One thing I like about Nordic comedies is how they nudge some Verfremdungseffekt at the audience by having so many characters with deadpan deliveries that we are forced to wonder if Scandinavians are really so inscrutable. So it goes with A Somewhat Gentle Man, Hans Petter Moland's dark comedy starring Stellan Skarsgård on whom I have a man-crush.
Skarsgård plays Ulrik who is being released from prison on an overcast day as the movie opens. In addition to a bottle of booze, the guard gives him some advice: don't look back. But he can't help himself and begins to reintroduce himself to the folks that populated his life before he ended up in the slammer. Foremost among them is Jensen, a mob boss who is never without his hapless sidekick Rolf. Ulrik is indebted to Jensen and the debt is extended as he finds Ulrik a room to bunk in and a job lead at an auto repair shop. Together they seek out the guy who ratted on Ulrik and landed him in prison.
This may sound all serious but it's far from it. Skarsgård is almost emotionless through much of the film with a blank expression and his tendency to answer questions with a simple "Okay." But he ends up being quite the ladies man. A visit to his ex-wife begins with him being chewed out and told that she has reared their son to forget his father but it ends with her offering him a quickie anyway. Back at his one room basement estate Ulrik's crotchety old landlady brings him a TV and then gets in the habit of cooking him dinner. Soon she demands a little something in return. These scenes are as funny as they are rote with Ulrik still chewing his food as he mounts her for sex that is best described as clinical, the woman's loud cries of ecstasy not withstanding.

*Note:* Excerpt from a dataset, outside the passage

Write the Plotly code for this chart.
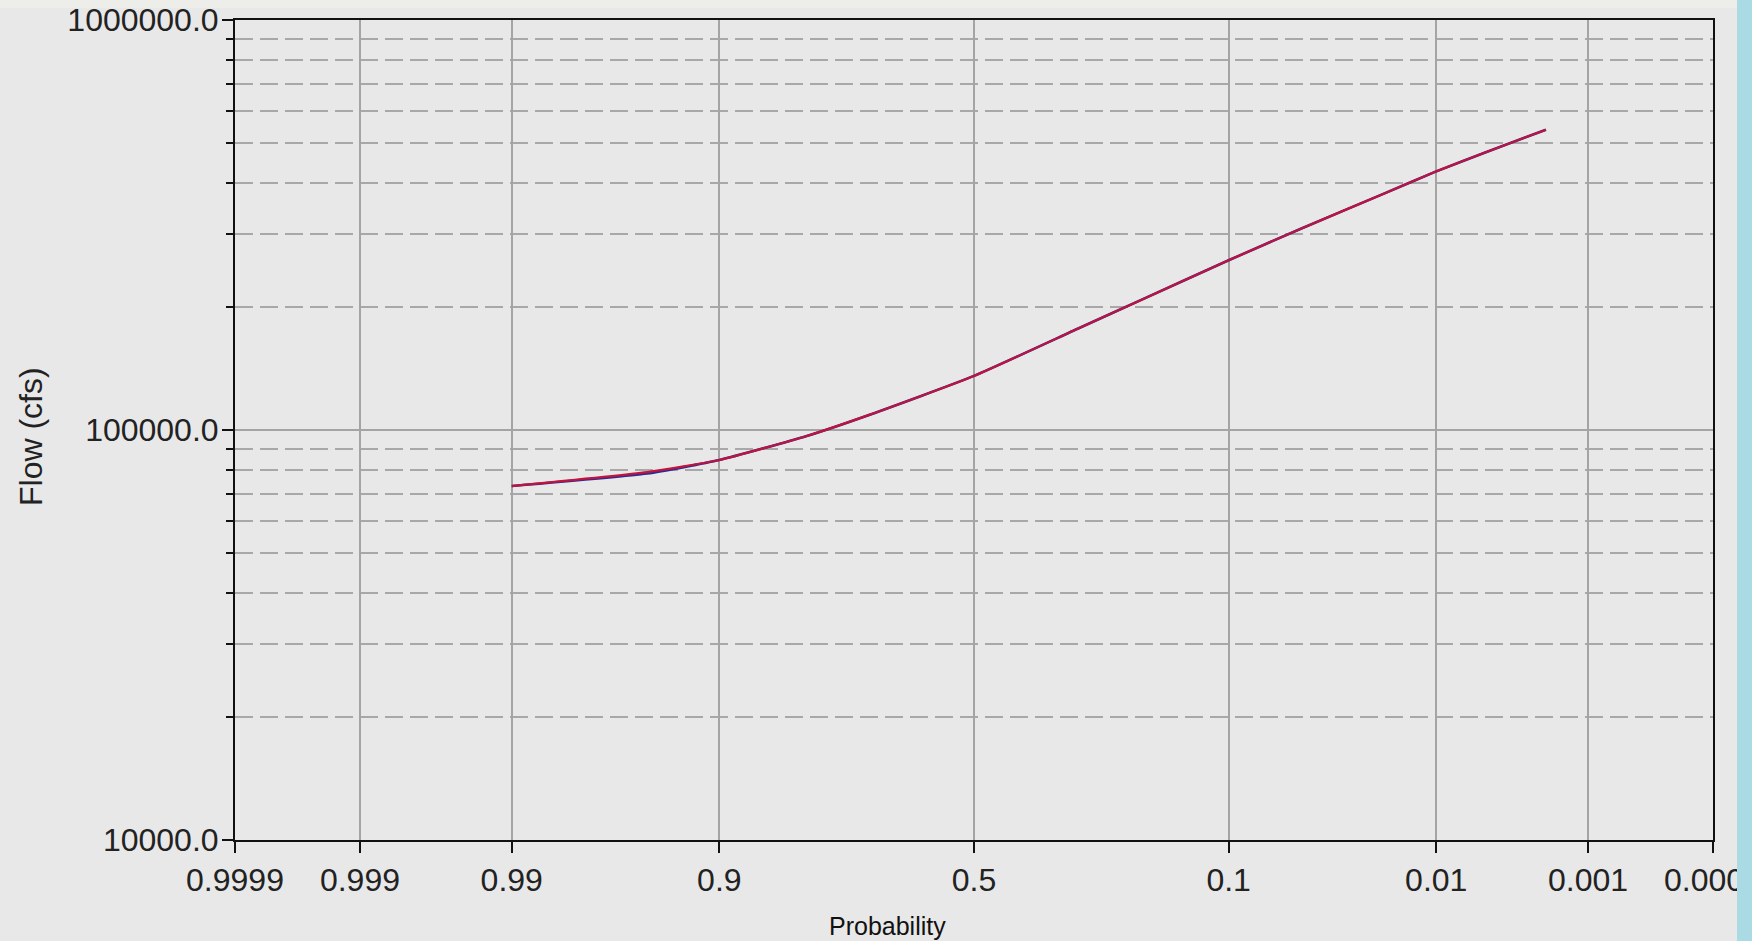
from statistics import NormalDist
import plotly.graph_objects as go

# Exceedance probabilities and flows (cfs)
prob = [0.99, 0.95, 0.9, 0.8, 0.7, 0.5, 0.3, 0.2, 0.1, 0.05, 0.02, 0.01, 0.005, 0.002]
flow_computed = [73000, 78900, 84500, 96700, 109000, 135500, 176800, 207600,
                 259400, 309700, 375500, 427400, 475900, 540000]
flow_expected = [73000, 78300, 84500, 96700, 109000, 135500, 176800, 207600,
                 259400, 309700, 375500, 427400, 475900, 540000]

x_tick_probs = [0.9999, 0.999, 0.99, 0.9, 0.5, 0.1, 0.01, 0.001, 0.0001]
x_tick_text = ["0.9999", "0.999", "0.99", "0.9", "0.5", "0.1", "0.01", "0.001", "0.0001"]
y_tick_vals = [10000, 100000, 1000000]
y_tick_text = ["10000.0", "100000.0", "1000000.0"]
y_minor_vals = [m * d for d in (10000, 100000) for m in range(2, 10)]

nd = NormalDist()


def zpos(p):
    # normal-probability scale, decreasing exceedance to the right
    return nd.inv_cdf(1 - p)


W, H = 1752, 941
L, R, T, B = 235, 39, 20, 101

fig = go.Figure()
fig.add_trace(go.Scatter(x=[zpos(p) for p in prob], y=flow_expected, mode="lines",
                         line=dict(color="#2a2a9a", width=2.6, shape="spline", smoothing=0.5),
                         showlegend=False))
fig.add_trace(go.Scatter(x=[zpos(p) for p in prob], y=flow_computed, mode="lines",
                         line=dict(color="#c0143c", width=2.2, shape="spline", smoothing=0.5),
                         showlegend=False))

font_family = "Liberation Sans, Arial, sans-serif"

fig.update_xaxes(
    range=[zpos(0.9999), zpos(0.0001)],
    tickvals=[zpos(p) for p in x_tick_probs], ticktext=x_tick_text,
    showline=True, linecolor="#111111", linewidth=2, mirror=True,
    ticks="outside", ticklen=11, tickwidth=2, tickcolor="#111111",
    showgrid=True, gridcolor="#a4a4a4", gridwidth=1.5,
    zeroline=False, automargin=False, ticklabeloverflow="allow",
    tickfont=dict(family=font_family, size=32, color="#222222"),
)
fig.update_yaxes(
    type="log", range=[4, 6],
    tickvals=y_tick_vals, ticktext=y_tick_text,
    showline=True, linecolor="#111111", linewidth=2, mirror=True,
    ticks="outside", ticklen=11, tickwidth=2, tickcolor="#111111",
    showgrid=True, gridcolor="#a4a4a4", gridwidth=1.5,
    minor=dict(tickvals=y_minor_vals, ticks="outside", ticklen=7, tickwidth=2,
               tickcolor="#111111", showgrid=True, gridcolor="#a8a8a8",
               gridwidth=1.5, griddash="18px,7px"),
    zeroline=False, automargin=False, ticklabeloverflow="allow",
    ticklabelstandoff=-3,
    tickfont=dict(family=font_family, size=32, color="#222222"),
)

pw = W - L - R
ph = H - T - B


def px_x(v):
    return (v - L) / pw


def px_y(v):
    return (H - B - v) / ph


fig.update_layout(
    width=W, height=H,
    margin=dict(l=L, r=R, t=T, b=B),
    paper_bgcolor="#e8e8e8", plot_bgcolor="#e8e8e8",
    shapes=[
        dict(type="rect", xref="paper", yref="paper", layer="above",
             x0=px_x(1737), x1=px_x(W + 5), y0=px_y(H + 5), y1=px_y(-5),
             fillcolor="#aadbe5", line=dict(width=0)),
        dict(type="rect", xref="paper", yref="paper", layer="below",
             x0=px_x(-5), x1=px_x(1737), y0=px_y(8), y1=px_y(-5),
             fillcolor="#ededea", line=dict(width=0)),
    ],
    annotations=[
        dict(text="Flow (cfs)", xref="paper", yref="paper",
             x=px_x(31), y=px_y(436), textangle=-90, showarrow=False,
             xanchor="center", yanchor="middle",
             font=dict(family=font_family, size=32, color="#222222")),
        dict(text="Probability", xref="paper", yref="paper",
             x=px_x(887), y=px_y(926), showarrow=False,
             xanchor="center", yanchor="middle",
             font=dict(family=font_family, size=25, color="#111111")),
    ],
)

fig.write_html("out.html")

When he's not out looking for the guy responsible for landing him in jail, Ulrik attempts to establish some kind of relationship with his son who is married and soon to be a father himself. While the son is open to the possibility, his wife is not keen on her child having an ex-con for a grandfather. Ulrik finds some solace in Merete, the woman who does the books at the shop. Initially she keeps her distance after hearing that Ulrik was fresh out of jail and says that people can't change but she comes around. In one scene they go dancing together and to say that he has two left feet is a dramatic understatement. But fate eventually offers Ulrik a chance to redeem himself when an attempt to talk with his son ends up with him driving his daughter-in-law to the hospital after her water breaks.
While Ulrik has arguably found redemption by the time the credits roll, I also felt that half of the pleasure of the film was watching this vaguely Fellinieque troupe of Oslovians do their thing. When we first meet Jensen, a woman backs her car into his repeatedly which causes the big bad mobster to finally pick her up and throw her into a dumpster. There's the owner of the shop who has a severe case of logorrhea and delivers stern lectures that go on for about 4 sentences too long. And to make the Fellini comparison complete, we have the gun dealer's crony who is a dwarf/midget/little person.
Despite his nearly expressionless visage and the dull, grey setting courtesy of cinematographer Philip Øgaard, you know there's a lot happening inside of Ulrik. The pleasure is in watching Skarsgård tease the turmoil out of his character slowly but surely.